Sunday, June 8, 2014

On Eve Of '14 World Cup, Growth Of USA Soccer Remains Uneven --28% are fans, down from 31% 20 yrs ago

By Rick Maese, Jun. 6, 2014, Washingtonpost.com

Tommy Smyth, the longtime ESPN analyst, remembers having to rack up big long-distance charges calling overseas to learn scores of soccer matches. Star player Brandi Chastain learned to kick a ball before the world’s top women players even had a World Cup tournament of their own. Bruce Arena, the veteran coach, recalls a time when maybe one soccer game a year appeared on American television. Today finding live soccer on TV requires a remote control and a thumb.

“I’m actually sick of it,” Arena jokes. “It’s too much.”

As the World Cup gets underway this week in Brazil, the world’s most popular game is years removed from being an American curiosity or even a niche sport. Twenty years after the United States hosted the tournament, fandom here has grown to levels large enough to sustain a men’s professional league, command lucrative television contracts and give millions of young boys and girls something to dream about.

But the state of soccer in the United States is still a complicated subject. The so-called sleeping giant has certainly stirred since the 1994 tournament catapulted the sport into American consciousness, but its strides have been uneven and at times sluggish.

In a new Washington Post-ABC News poll, 46 percent of Americans say they feel the sport will become more popular in the next decade, but there has been little change in the number who consider themselves fans of professional soccer over the past two decades. Some 28 percent identify themselves as fans today, compared with 31 percent on the eve of the 1994 World Cup.

Soccer participation has also seen changes in the past 20 years. More than 12.2 million Americans played soccer in 1994, a number that rose to nearly 13.8 million by 2004, according to research from the Sports & Fitness Industry Association. But since then, the number of players has slipped to 12.7 million. And while more adults are playing than ever before, the number of young players — among those age 6-12 and 13-17 — have fallen below their 1994 marks.

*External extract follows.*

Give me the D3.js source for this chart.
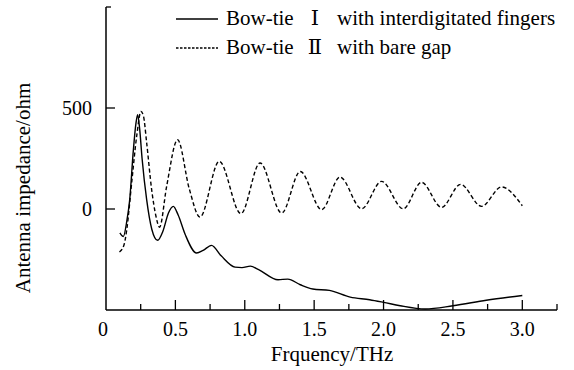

For fans, the sport is more accessible than ever, with 19 Major League Soccer teamsspread across North America and international matches available on cable television at all hours of the day. U.S. television viewers had access to all 380 matches of the English Premier League, and a record 31.5 million Americans tuned in to the most recent season at some point, according to Nielsen ratings.

Sunil Gulati, the president of the U.S. Soccer Federation, is quick to point out the long list of successes the sport has seen in the past 20 years, noting that with progress, the room for growth shrinks with time.

“I’m pretty sure if somebody said to me in ’93 or ’94, this is what it could look like 20 years, I would take where we are in a heartbeat,” said Gulati, who also serves on the executive committee of FIFA, the sport’s international governing body. “Now that doesn’t mean I’m satisfied with where we are — we still have long way to go — but you look at all that we’ve done and not a lot of countries did that much in 20 years.”

This month in Brazil, the U.S. national team will look to show the world how that progress translates to the pitch. Pele, the Brazilian legend who helped introduce soccer to a generation of Americans three decades ago, has seen the United States’ relationship with the sport slowly evolve over time and still predicts a brighter future.